**SHORT TASK**
Reproduce the records that follow in full, excluding any picture they contain.

**ENTRIES**
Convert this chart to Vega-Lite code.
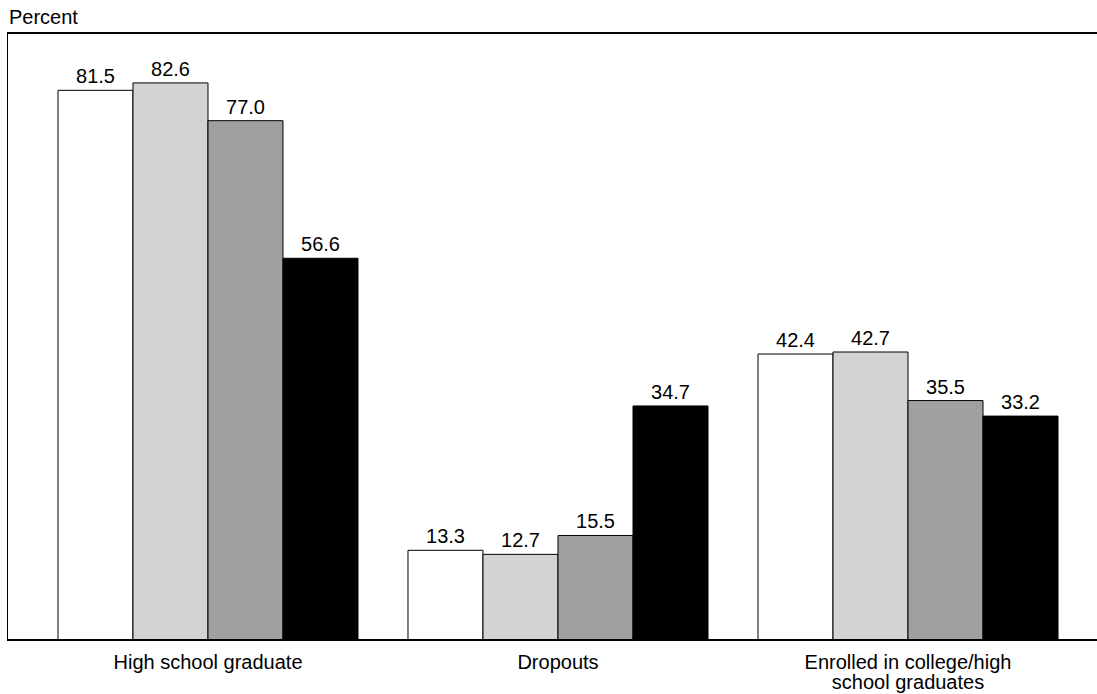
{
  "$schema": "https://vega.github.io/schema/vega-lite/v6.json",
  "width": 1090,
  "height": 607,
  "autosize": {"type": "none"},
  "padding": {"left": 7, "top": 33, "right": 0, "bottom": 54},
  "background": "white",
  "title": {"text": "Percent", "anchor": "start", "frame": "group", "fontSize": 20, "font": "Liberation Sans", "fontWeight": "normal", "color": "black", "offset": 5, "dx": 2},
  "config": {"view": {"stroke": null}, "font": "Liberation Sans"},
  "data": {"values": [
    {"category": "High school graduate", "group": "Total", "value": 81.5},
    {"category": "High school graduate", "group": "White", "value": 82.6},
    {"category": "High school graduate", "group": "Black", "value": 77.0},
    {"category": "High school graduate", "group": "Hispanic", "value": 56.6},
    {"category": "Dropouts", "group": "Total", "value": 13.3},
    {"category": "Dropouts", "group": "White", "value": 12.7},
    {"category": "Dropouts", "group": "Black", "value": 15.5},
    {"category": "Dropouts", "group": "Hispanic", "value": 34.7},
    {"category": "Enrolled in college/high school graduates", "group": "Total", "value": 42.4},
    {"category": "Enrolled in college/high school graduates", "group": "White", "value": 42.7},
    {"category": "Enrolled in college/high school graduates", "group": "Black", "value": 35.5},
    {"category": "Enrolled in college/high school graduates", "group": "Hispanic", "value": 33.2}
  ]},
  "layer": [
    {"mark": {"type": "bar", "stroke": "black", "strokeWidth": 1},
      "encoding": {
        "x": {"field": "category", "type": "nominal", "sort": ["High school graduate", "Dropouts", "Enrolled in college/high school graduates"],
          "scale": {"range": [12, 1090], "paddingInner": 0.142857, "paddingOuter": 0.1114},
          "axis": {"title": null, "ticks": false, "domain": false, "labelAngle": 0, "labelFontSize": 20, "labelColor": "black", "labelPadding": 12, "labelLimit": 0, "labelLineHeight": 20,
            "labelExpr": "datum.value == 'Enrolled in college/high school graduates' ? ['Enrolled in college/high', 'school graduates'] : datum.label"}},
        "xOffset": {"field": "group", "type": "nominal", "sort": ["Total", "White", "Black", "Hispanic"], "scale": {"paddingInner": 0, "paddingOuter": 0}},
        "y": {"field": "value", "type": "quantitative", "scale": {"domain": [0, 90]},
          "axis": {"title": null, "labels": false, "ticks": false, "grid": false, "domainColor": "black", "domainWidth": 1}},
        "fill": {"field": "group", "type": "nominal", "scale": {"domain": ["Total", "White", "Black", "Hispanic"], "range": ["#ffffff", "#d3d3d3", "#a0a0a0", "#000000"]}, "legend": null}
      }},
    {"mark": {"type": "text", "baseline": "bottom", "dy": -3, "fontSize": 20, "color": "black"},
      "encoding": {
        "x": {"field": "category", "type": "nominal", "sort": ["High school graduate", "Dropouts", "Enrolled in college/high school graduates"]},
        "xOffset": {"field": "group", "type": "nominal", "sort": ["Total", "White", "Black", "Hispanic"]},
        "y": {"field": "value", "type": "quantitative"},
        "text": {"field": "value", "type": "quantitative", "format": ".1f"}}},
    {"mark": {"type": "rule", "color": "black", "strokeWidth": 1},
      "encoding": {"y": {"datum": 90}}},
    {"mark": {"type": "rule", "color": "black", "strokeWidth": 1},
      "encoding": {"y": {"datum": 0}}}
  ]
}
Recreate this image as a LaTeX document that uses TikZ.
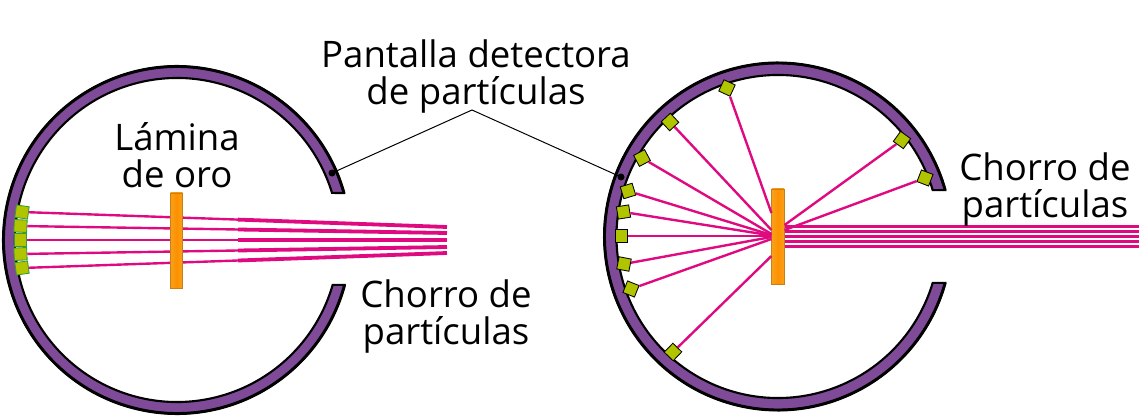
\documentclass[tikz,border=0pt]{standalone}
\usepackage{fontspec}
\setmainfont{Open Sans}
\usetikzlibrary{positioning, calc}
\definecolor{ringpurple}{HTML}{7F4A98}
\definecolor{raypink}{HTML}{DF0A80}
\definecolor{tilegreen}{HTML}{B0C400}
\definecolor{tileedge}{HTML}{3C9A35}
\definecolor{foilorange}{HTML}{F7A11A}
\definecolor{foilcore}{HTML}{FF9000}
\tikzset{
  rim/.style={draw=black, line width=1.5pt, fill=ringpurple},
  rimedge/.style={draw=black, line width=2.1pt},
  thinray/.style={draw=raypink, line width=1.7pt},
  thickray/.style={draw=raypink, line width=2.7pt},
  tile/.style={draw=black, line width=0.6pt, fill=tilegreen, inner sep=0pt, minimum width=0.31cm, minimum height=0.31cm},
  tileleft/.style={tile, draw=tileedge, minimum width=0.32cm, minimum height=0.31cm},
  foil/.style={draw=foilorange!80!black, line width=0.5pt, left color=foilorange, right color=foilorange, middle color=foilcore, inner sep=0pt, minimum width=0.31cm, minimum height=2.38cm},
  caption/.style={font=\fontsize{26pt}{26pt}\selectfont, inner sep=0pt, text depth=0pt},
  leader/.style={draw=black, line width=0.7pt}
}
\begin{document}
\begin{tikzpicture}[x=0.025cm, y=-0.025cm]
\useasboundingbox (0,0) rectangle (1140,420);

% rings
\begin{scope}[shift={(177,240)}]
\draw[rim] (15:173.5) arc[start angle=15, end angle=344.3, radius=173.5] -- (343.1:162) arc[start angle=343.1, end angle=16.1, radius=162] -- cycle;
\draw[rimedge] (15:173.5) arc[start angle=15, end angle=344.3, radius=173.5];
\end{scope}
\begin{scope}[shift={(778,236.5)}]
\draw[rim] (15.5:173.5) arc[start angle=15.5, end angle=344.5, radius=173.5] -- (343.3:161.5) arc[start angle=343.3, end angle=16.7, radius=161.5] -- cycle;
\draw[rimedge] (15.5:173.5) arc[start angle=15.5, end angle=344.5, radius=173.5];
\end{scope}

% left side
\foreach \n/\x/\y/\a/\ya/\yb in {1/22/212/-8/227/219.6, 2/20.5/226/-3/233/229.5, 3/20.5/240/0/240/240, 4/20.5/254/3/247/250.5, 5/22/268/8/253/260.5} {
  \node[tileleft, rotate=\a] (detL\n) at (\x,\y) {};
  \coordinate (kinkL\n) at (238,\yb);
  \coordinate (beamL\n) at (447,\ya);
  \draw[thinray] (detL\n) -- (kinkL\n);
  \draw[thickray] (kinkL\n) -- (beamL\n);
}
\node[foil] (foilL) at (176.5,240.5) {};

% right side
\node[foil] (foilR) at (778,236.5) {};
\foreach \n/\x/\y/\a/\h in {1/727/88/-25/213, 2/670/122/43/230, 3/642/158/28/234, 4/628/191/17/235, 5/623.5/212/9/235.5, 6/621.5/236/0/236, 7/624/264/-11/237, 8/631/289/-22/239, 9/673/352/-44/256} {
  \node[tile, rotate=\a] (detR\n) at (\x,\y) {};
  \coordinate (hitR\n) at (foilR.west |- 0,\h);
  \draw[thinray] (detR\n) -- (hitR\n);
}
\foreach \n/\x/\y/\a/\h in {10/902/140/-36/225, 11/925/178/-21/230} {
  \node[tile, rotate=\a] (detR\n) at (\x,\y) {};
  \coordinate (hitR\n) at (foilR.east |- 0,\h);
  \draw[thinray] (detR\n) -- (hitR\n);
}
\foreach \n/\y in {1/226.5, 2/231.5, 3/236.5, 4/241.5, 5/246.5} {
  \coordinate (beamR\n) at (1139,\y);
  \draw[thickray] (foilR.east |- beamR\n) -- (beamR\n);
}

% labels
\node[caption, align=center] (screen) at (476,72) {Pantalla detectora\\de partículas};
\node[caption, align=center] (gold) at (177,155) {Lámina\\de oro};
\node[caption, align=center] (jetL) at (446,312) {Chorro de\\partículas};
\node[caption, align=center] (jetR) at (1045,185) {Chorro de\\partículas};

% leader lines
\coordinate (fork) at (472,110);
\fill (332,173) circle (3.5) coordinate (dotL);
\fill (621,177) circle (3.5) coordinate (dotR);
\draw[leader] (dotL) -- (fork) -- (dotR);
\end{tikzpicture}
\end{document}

**COMPLETE OUTPUT**
Convert this chart to Vega-Lite code.
{
  "$schema": "https://vega.github.io/schema/vega-lite/v6.json",
  "width": 1090,
  "height": 607,
  "autosize": {"type": "none"},
  "padding": {"left": 7, "top": 33, "right": 0, "bottom": 54},
  "background": "white",
  "title": {"text": "Percent", "anchor": "start", "frame": "group", "fontSize": 20, "font": "Liberation Sans", "fontWeight": "normal", "color": "black", "offset": 5, "dx": 2},
  "config": {"view": {"stroke": null}, "font": "Liberation Sans"},
  "data": {"values": [
    {"category": "High school graduate", "group": "Total", "value": 81.5},
    {"category": "High school graduate", "group": "White", "value": 82.6},
    {"category": "High school graduate", "group": "Black", "value": 77.0},
    {"category": "High school graduate", "group": "Hispanic", "value": 56.6},
    {"category": "Dropouts", "group": "Total", "value": 13.3},
    {"category": "Dropouts", "group": "White", "value": 12.7},
    {"category": "Dropouts", "group": "Black", "value": 15.5},
    {"category": "Dropouts", "group": "Hispanic", "value": 34.7},
    {"category": "Enrolled in college/high school graduates", "group": "Total", "value": 42.4},
    {"category": "Enrolled in college/high school graduates", "group": "White", "value": 42.7},
    {"category": "Enrolled in college/high school graduates", "group": "Black", "value": 35.5},
    {"category": "Enrolled in college/high school graduates", "group": "Hispanic", "value": 33.2}
  ]},
  "layer": [
    {"mark": {"type": "bar", "stroke": "black", "strokeWidth": 1},
      "encoding": {
        "x": {"field": "category", "type": "nominal", "sort": ["High school graduate", "Dropouts", "Enrolled in college/high school graduates"],
          "scale": {"range": [12, 1090], "paddingInner": 0.142857, "paddingOuter": 0.1114},
          "axis": {"title": null, "ticks": false, "domain": false, "labelAngle": 0, "labelFontSize": 20, "labelColor": "black", "labelPadding": 12, "labelLimit": 0, "labelLineHeight": 20,
            "labelExpr": "datum.value == 'Enrolled in college/high school graduates' ? ['Enrolled in college/high', 'school graduates'] : datum.label"}},
        "xOffset": {"field": "group", "type": "nominal", "sort": ["Total", "White", "Black", "Hispanic"], "scale": {"paddingInner": 0, "paddingOuter": 0}},
        "y": {"field": "value", "type": "quantitative", "scale": {"domain": [0, 90]},
          "axis": {"title": null, "labels": false, "ticks": false, "grid": false, "domainColor": "black", "domainWidth": 1}},
        "fill": {"field": "group", "type": "nominal", "scale": {"domain": ["Total", "White", "Black", "Hispanic"], "range": ["#ffffff", "#d3d3d3", "#a0a0a0", "#000000"]}, "legend": null}
      }},
    {"mark": {"type": "text", "baseline": "bottom", "dy": -3, "fontSize": 20, "color": "black"},
      "encoding": {
        "x": {"field": "category", "type": "nominal", "sort": ["High school graduate", "Dropouts", "Enrolled in college/high school graduates"]},
        "xOffset": {"field": "group", "type": "nominal", "sort": ["Total", "White", "Black", "Hispanic"]},
        "y": {"field": "value", "type": "quantitative"},
        "text": {"field": "value", "type": "quantitative", "format": ".1f"}}},
    {"mark": {"type": "rule", "color": "black", "strokeWidth": 1},
      "encoding": {"y": {"datum": 90}}},
    {"mark": {"type": "rule", "color": "black", "strokeWidth": 1},
      "encoding": {"y": {"datum": 0}}}
  ]
}
Recreate this image as a LaTeX document that uses TikZ.
\documentclass[tikz,border=0pt]{standalone}
\usepackage{fontspec}
\setmainfont{Open Sans}
\usetikzlibrary{positioning, calc}
\definecolor{ringpurple}{HTML}{7F4A98}
\definecolor{raypink}{HTML}{DF0A80}
\definecolor{tilegreen}{HTML}{B0C400}
\definecolor{tileedge}{HTML}{3C9A35}
\definecolor{foilorange}{HTML}{F7A11A}
\definecolor{foilcore}{HTML}{FF9000}
\tikzset{
  rim/.style={draw=black, line width=1.5pt, fill=ringpurple},
  rimedge/.style={draw=black, line width=2.1pt},
  thinray/.style={draw=raypink, line width=1.7pt},
  thickray/.style={draw=raypink, line width=2.7pt},
  tile/.style={draw=black, line width=0.6pt, fill=tilegreen, inner sep=0pt, minimum width=0.31cm, minimum height=0.31cm},
  tileleft/.style={tile, draw=tileedge, minimum width=0.32cm, minimum height=0.31cm},
  foil/.style={draw=foilorange!80!black, line width=0.5pt, left color=foilorange, right color=foilorange, middle color=foilcore, inner sep=0pt, minimum width=0.31cm, minimum height=2.38cm},
  caption/.style={font=\fontsize{26pt}{26pt}\selectfont, inner sep=0pt, text depth=0pt},
  leader/.style={draw=black, line width=0.7pt}
}
\begin{document}
\begin{tikzpicture}[x=0.025cm, y=-0.025cm]
\useasboundingbox (0,0) rectangle (1140,420);

% rings
\begin{scope}[shift={(177,240)}]
\draw[rim] (15:173.5) arc[start angle=15, end angle=344.3, radius=173.5] -- (343.1:162) arc[start angle=343.1, end angle=16.1, radius=162] -- cycle;
\draw[rimedge] (15:173.5) arc[start angle=15, end angle=344.3, radius=173.5];
\end{scope}
\begin{scope}[shift={(778,236.5)}]
\draw[rim] (15.5:173.5) arc[start angle=15.5, end angle=344.5, radius=173.5] -- (343.3:161.5) arc[start angle=343.3, end angle=16.7, radius=161.5] -- cycle;
\draw[rimedge] (15.5:173.5) arc[start angle=15.5, end angle=344.5, radius=173.5];
\end{scope}

% left side
\foreach \n/\x/\y/\a/\ya/\yb in {1/22/212/-8/227/219.6, 2/20.5/226/-3/233/229.5, 3/20.5/240/0/240/240, 4/20.5/254/3/247/250.5, 5/22/268/8/253/260.5} {
  \node[tileleft, rotate=\a] (detL\n) at (\x,\y) {};
  \coordinate (kinkL\n) at (238,\yb);
  \coordinate (beamL\n) at (447,\ya);
  \draw[thinray] (detL\n) -- (kinkL\n);
  \draw[thickray] (kinkL\n) -- (beamL\n);
}
\node[foil] (foilL) at (176.5,240.5) {};

% right side
\node[foil] (foilR) at (778,236.5) {};
\foreach \n/\x/\y/\a/\h in {1/727/88/-25/213, 2/670/122/43/230, 3/642/158/28/234, 4/628/191/17/235, 5/623.5/212/9/235.5, 6/621.5/236/0/236, 7/624/264/-11/237, 8/631/289/-22/239, 9/673/352/-44/256} {
  \node[tile, rotate=\a] (detR\n) at (\x,\y) {};
  \coordinate (hitR\n) at (foilR.west |- 0,\h);
  \draw[thinray] (detR\n) -- (hitR\n);
}
\foreach \n/\x/\y/\a/\h in {10/902/140/-36/225, 11/925/178/-21/230} {
  \node[tile, rotate=\a] (detR\n) at (\x,\y) {};
  \coordinate (hitR\n) at (foilR.east |- 0,\h);
  \draw[thinray] (detR\n) -- (hitR\n);
}
\foreach \n/\y in {1/226.5, 2/231.5, 3/236.5, 4/241.5, 5/246.5} {
  \coordinate (beamR\n) at (1139,\y);
  \draw[thickray] (foilR.east |- beamR\n) -- (beamR\n);
}

% labels
\node[caption, align=center] (screen) at (476,72) {Pantalla detectora\\de partículas};
\node[caption, align=center] (gold) at (177,155) {Lámina\\de oro};
\node[caption, align=center] (jetL) at (446,312) {Chorro de\\partículas};
\node[caption, align=center] (jetR) at (1045,185) {Chorro de\\partículas};

% leader lines
\coordinate (fork) at (472,110);
\fill (332,173) circle (3.5) coordinate (dotL);
\fill (621,177) circle (3.5) coordinate (dotR);
\draw[leader] (dotL) -- (fork) -- (dotR);
\end{tikzpicture}
\end{document}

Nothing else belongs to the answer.